Dans l’attente des élections
Viktor Orbán se sent d’autant plus fort que les élections européennes du 6 au 9 juin 2024 approchent à grand pas. Il rêve aussi de voir son candidat américain favori, Donald Trump, revenir à la Maison-Blanche en novembre.
Tous les outils institutionnels communautaires sont bons pour lui permettre de bloquer sans paralyser, et de surenchérir sans provoquer une levée de boucliers. «Sur l’adhésion de l’Ukraine, Orbán conserve deux possibilités de veto, lors de l’adoption du cadre de négociations, puis pour la convocation de la Conférence intergouvernementale qui sera nécessaire» juge la nouvelle lettre d’information «Matinale européenne».
Orbán est un légaliste qui retourne les arguments de Bruxelles… contre Bruxelles. «Il nous a fallu dix ans pour satisfaire aux conditions pour notre adhésion aime redire le premier ministre hongrois. L’Allemagne s’est opposée à l’ouverture des négociations avec la Bosnie-Herzégovine, car Sarajevo n’a rempli que 2 des 14 conditions imposées.
Alors? Imparable. Orbán exige que les mêmes règles s’appliquent pour tous les candidats.
Il règle ses comptes
La réalité? Viktor Orbán tisse sa toile et règle ses comptes. Il attend son heure. «Le non-respect de l’Etat de droit lui a coûté le gel de 21,7 milliards de fonds européens. Il vient d’en récupérer 10 après avoir fait adopter une réforme judiciaire réclamée par la Commission européenne, gardienne des traités. Les financements pour son plan de relance – dix milliards de plus - sont bloqués pour le même motif (..)
Il est dur et retors dans les négociations, mais lorsqu’il tope, il respecte sa parole, contrairement à d’autres dirigeants européens» peut-on lire dans la Matinale européenne. Et les comptes à régler ne manquent pas. Orbán écoute de moins en moins. Il veut détricoter l’Union européenne qu’il compare à l’ex Union soviétique. Il met ses partenaires de l’Union le dos au mur: sont-ils capables d’activer contre la Hongrie l’article 7 du traité européen, qui met en place des sanctions en cas de violations graves des valeurs de l’UE?
Dérive wokiste de l’Europe occidentale
La croissance économique de son pays doit tout à son intégration dans l’Union européenne lors de l’élargissement de 2004. Sa protection militaire est garantie par l’Otan, dominée par les États-Unis. Tout cela, Viktor Orbán le sait. Mais ce n’est pas pour lui le sujet.

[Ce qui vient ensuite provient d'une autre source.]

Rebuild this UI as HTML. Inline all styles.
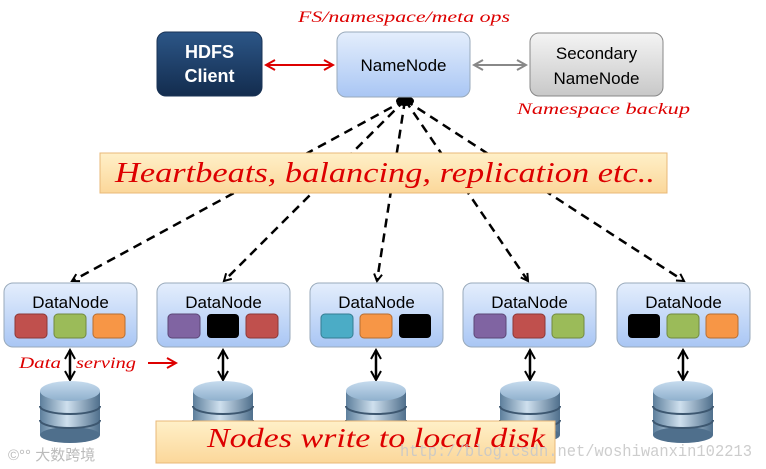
<!DOCTYPE html>
<html><head><meta charset="utf-8"><style>
html,body{margin:0;padding:0;background:#fff;width:766px;height:469px;overflow:hidden}
svg{display:block}
.hand{font-family:"Comic Sans MS","Liberation Serif",serif;font-style:italic;fill:#d00}
.dn{font-family:"Liberation Sans",sans-serif;font-size:17px;fill:#000}
</style></head><body>
<svg width="766" height="469" viewBox="0 0 766 469" xmlns="http://www.w3.org/2000/svg">
<defs>
<linearGradient id="blue" x1="0" y1="0" x2="0" y2="1"><stop offset="0" stop-color="#e4eefc"/><stop offset="1" stop-color="#a9c6f4"/></linearGradient>
<linearGradient id="dark" x1="0" y1="0" x2="0" y2="1"><stop offset="0" stop-color="#2c5687"/><stop offset="1" stop-color="#132c4e"/></linearGradient>
<linearGradient id="grey" x1="0" y1="0" x2="0" y2="1"><stop offset="0" stop-color="#f4f4f4"/><stop offset="1" stop-color="#c8c8c8"/></linearGradient>
<linearGradient id="ban" x1="0" y1="0" x2="0" y2="1"><stop offset="0" stop-color="#fff0c8"/><stop offset="1" stop-color="#fbd79a"/></linearGradient>
<linearGradient id="cyl" x1="0" y1="0" x2="1" y2="0"><stop offset="0" stop-color="#5d7f9c"/><stop offset="0.45" stop-color="#cfe0ee"/><stop offset="1" stop-color="#4f6f8c"/></linearGradient>
<linearGradient id="cyltop" x1="0" y1="0" x2="0" y2="1"><stop offset="0" stop-color="#c6dbee"/><stop offset="1" stop-color="#8fb0cd"/></linearGradient>
<marker id="ah" markerWidth="10" markerHeight="10" refX="8" refY="5" orient="auto" markerUnits="userSpaceOnUse"><path d="M1,1 L8,5 L1,9" fill="none" stroke="#000" stroke-width="2"/></marker>
<marker id="ahr" markerWidth="12" markerHeight="12" refX="10" refY="6" orient="auto-start-reverse" markerUnits="userSpaceOnUse"><path d="M1,1 L10,6 L1,11" fill="none" stroke="#d00" stroke-width="2"/></marker>
<marker id="ahg" markerWidth="12" markerHeight="12" refX="10" refY="6" orient="auto-start-reverse" markerUnits="userSpaceOnUse"><path d="M1,1 L10,6 L1,11" fill="none" stroke="#888" stroke-width="2"/></marker>
<marker id="ahb" markerWidth="12" markerHeight="12" refX="10" refY="6" orient="auto-start-reverse" markerUnits="userSpaceOnUse"><path d="M1,1 L10,6 L1,11" fill="none" stroke="#000" stroke-width="2"/></marker>
</defs>

<g stroke="#000" stroke-width="2.5" stroke-dasharray="9,6" fill="none" marker-end="url(#ah)">
<line x1="405" y1="100" x2="72" y2="281"/>
<line x1="405" y1="100" x2="224" y2="281"/>
<line x1="405" y1="100" x2="377" y2="281"/>
<line x1="405" y1="100" x2="528" y2="281"/>
<line x1="405" y1="100" x2="684" y2="281"/>
</g>
<ellipse cx="405" cy="101" rx="9" ry="5" fill="#000"/>

<rect x="157" y="32" width="105" height="64" rx="9" fill="url(#dark)" stroke="#1a3355"/>
<text x="209.5" y="58" text-anchor="middle" font-family="Liberation Sans,sans-serif" font-weight="bold" font-size="18" fill="#fff">HDFS</text>
<text x="209.5" y="82" text-anchor="middle" font-family="Liberation Sans,sans-serif" font-weight="bold" font-size="18" fill="#fff">Client</text>
<rect x="337" y="32" width="133" height="65" rx="9" fill="url(#blue)" stroke="#9ab"/>
<text x="403.5" y="71" text-anchor="middle" class="dn" font-size="18">NameNode</text>
<rect x="530" y="33" width="133" height="63" rx="9" fill="url(#grey)" stroke="#888"/>
<text x="596.5" y="59" text-anchor="middle" class="dn" font-size="18">Secondary</text>
<text x="596.5" y="84" text-anchor="middle" class="dn" font-size="18">NameNode</text>
<line x1="266" y1="65" x2="333" y2="65" stroke="#d00" stroke-width="2" marker-start="url(#ahr)" marker-end="url(#ahr)"/>
<line x1="474" y1="65" x2="526" y2="65" stroke="#888" stroke-width="2" marker-start="url(#ahg)" marker-end="url(#ahg)"/>
<text x="298" y="22" class="hand" font-size="16" textLength="212" lengthAdjust="spacingAndGlyphs">FS/namespace/meta ops</text>
<text x="517" y="114" class="hand" font-size="16" textLength="173" lengthAdjust="spacingAndGlyphs">Namespace backup</text>

<rect x="100" y="153" width="567" height="40" fill="url(#ban)" stroke="#e8b878"/>
<text x="115" y="182" class="hand" font-size="28" textLength="540" lengthAdjust="spacingAndGlyphs">Heartbeats, balancing, replication etc..</text>

<g transform="translate(4,283)">
<rect width="133" height="64" rx="9" fill="url(#blue)" stroke="#9ab"/>
<text x="66.5" y="25" text-anchor="middle" class="dn">DataNode</text>
<rect x="11" y="31" width="32" height="24" rx="4" fill="#c0504d" stroke="#8c3836"/>
<rect x="50" y="31" width="32" height="24" rx="4" fill="#9bbb59" stroke="#71893f"/>
<rect x="89" y="31" width="32" height="24" rx="4" fill="#f79646" stroke="#b66d31"/>
</g>
<g transform="translate(157,283)">
<rect width="133" height="64" rx="9" fill="url(#blue)" stroke="#9ab"/>
<text x="66.5" y="25" text-anchor="middle" class="dn">DataNode</text>
<rect x="11" y="31" width="32" height="24" rx="4" fill="#8064a2" stroke="#5c4776"/>
<rect x="50" y="31" width="32" height="24" rx="4" fill="#000"/>
<rect x="89" y="31" width="32" height="24" rx="4" fill="#c0504d" stroke="#8c3836"/>
</g>
<g transform="translate(310,283)">
<rect width="133" height="64" rx="9" fill="url(#blue)" stroke="#9ab"/>
<text x="66.5" y="25" text-anchor="middle" class="dn">DataNode</text>
<rect x="11" y="31" width="32" height="24" rx="4" fill="#4bacc6" stroke="#357d91"/>
<rect x="50" y="31" width="32" height="24" rx="4" fill="#f79646" stroke="#b66d31"/>
<rect x="89" y="31" width="32" height="24" rx="4" fill="#000"/>
</g>
<g transform="translate(463,283)">
<rect width="133" height="64" rx="9" fill="url(#blue)" stroke="#9ab"/>
<text x="66.5" y="25" text-anchor="middle" class="dn">DataNode</text>
<rect x="11" y="31" width="32" height="24" rx="4" fill="#8064a2" stroke="#5c4776"/>
<rect x="50" y="31" width="32" height="24" rx="4" fill="#c0504d" stroke="#8c3836"/>
<rect x="89" y="31" width="32" height="24" rx="4" fill="#9bbb59" stroke="#71893f"/>
</g>
<g transform="translate(617,283)">
<rect width="133" height="64" rx="9" fill="url(#blue)" stroke="#9ab"/>
<text x="66.5" y="25" text-anchor="middle" class="dn">DataNode</text>
<rect x="11" y="31" width="32" height="24" rx="4" fill="#000"/>
<rect x="50" y="31" width="32" height="24" rx="4" fill="#9bbb59" stroke="#71893f"/>
<rect x="89" y="31" width="32" height="24" rx="4" fill="#f79646" stroke="#b66d31"/>
</g>

<g stroke="#000" stroke-width="2.5" marker-start="url(#ahb)" marker-end="url(#ahb)">
<line x1="70" y1="350" x2="70" y2="380"/>
<line x1="223" y1="350" x2="223" y2="380"/>
<line x1="376" y1="350" x2="376" y2="380"/>
<line x1="530" y1="350" x2="530" y2="380"/>
<line x1="683" y1="350" x2="683" y2="380"/>
</g>
<g>
<g transform="translate(70,0)">
<rect x="-30" y="391" width="60" height="44" fill="url(#cyl)"/>
<ellipse cx="0" cy="435" rx="30" ry="8" fill="#4f6f8c"/>
<path d="M-30,406 A30,8 0 0 0 30,406 M-30,420 A30,8 0 0 0 30,420" stroke="#3d5770" stroke-width="2" fill="none"/>
<ellipse cx="0" cy="391" rx="30" ry="10" fill="url(#cyltop)"/>
</g>
<g transform="translate(223,0)">
<rect x="-30" y="391" width="60" height="44" fill="url(#cyl)"/>
<ellipse cx="0" cy="435" rx="30" ry="8" fill="#4f6f8c"/>
<path d="M-30,406 A30,8 0 0 0 30,406 M-30,420 A30,8 0 0 0 30,420" stroke="#3d5770" stroke-width="2" fill="none"/>
<ellipse cx="0" cy="391" rx="30" ry="10" fill="url(#cyltop)"/>
</g>
<g transform="translate(376,0)">
<rect x="-30" y="391" width="60" height="44" fill="url(#cyl)"/>
<ellipse cx="0" cy="435" rx="30" ry="8" fill="#4f6f8c"/>
<path d="M-30,406 A30,8 0 0 0 30,406 M-30,420 A30,8 0 0 0 30,420" stroke="#3d5770" stroke-width="2" fill="none"/>
<ellipse cx="0" cy="391" rx="30" ry="10" fill="url(#cyltop)"/>
</g>
<g transform="translate(530,0)">
<rect x="-30" y="391" width="60" height="44" fill="url(#cyl)"/>
<ellipse cx="0" cy="435" rx="30" ry="8" fill="#4f6f8c"/>
<path d="M-30,406 A30,8 0 0 0 30,406 M-30,420 A30,8 0 0 0 30,420" stroke="#3d5770" stroke-width="2" fill="none"/>
<ellipse cx="0" cy="391" rx="30" ry="10" fill="url(#cyltop)"/>
</g>
<g transform="translate(683,0)">
<rect x="-30" y="391" width="60" height="44" fill="url(#cyl)"/>
<ellipse cx="0" cy="435" rx="30" ry="8" fill="#4f6f8c"/>
<path d="M-30,406 A30,8 0 0 0 30,406 M-30,420 A30,8 0 0 0 30,420" stroke="#3d5770" stroke-width="2" fill="none"/>
<ellipse cx="0" cy="391" rx="30" ry="10" fill="url(#cyltop)"/>
</g>
</g>

<text x="19" y="368" class="hand" font-size="16" textLength="42" lengthAdjust="spacingAndGlyphs">Data</text>
<text x="76" y="368" class="hand" font-size="16" textLength="60" lengthAdjust="spacingAndGlyphs">serving</text>
<line x1="148" y1="363" x2="176" y2="363" stroke="#d00" stroke-width="2" marker-end="url(#ahr)"/>

<rect x="156" y="421" width="399" height="42" fill="url(#ban)" stroke="#e8b878"/>
<text x="207" y="447" class="hand" font-size="27" textLength="338" lengthAdjust="spacingAndGlyphs">Nodes write to local disk</text>

<text x="400" y="456" font-family="Liberation Mono,monospace" font-size="17" fill="#c8c8c8" opacity="0.9" textLength="352" lengthAdjust="spacingAndGlyphs">http://blog.csdn.net/woshiwanxin102213</text>
<text x="8" y="460" font-family="Liberation Sans,'Noto Sans CJK SC',sans-serif" font-size="15" fill="#bbb">©°° 大数跨境</text>
</svg>
</body></html>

Le Premier ministre hongrois mène un combat contre la souveraineté partagée qu’implique la communauté. Il ne supporte pas d’être traité de dirigeant «illibéral». Il estime que le destin de la Hongrie est de ne pas rompre avec la Russie, même son pays a jusque-là approuvé toutes les sanctions contre Moscou.
En bon réactionnaire, il est en guerre contre la dérive wokiste de l’Europe occidentale. Orbán veut faire payer le prix le plus cher à tous ceux qui l’ont diabolisé, et mis de côté. Son Europe n’est pas un idéal. C’est d’abord une revanche personnelle et nationale.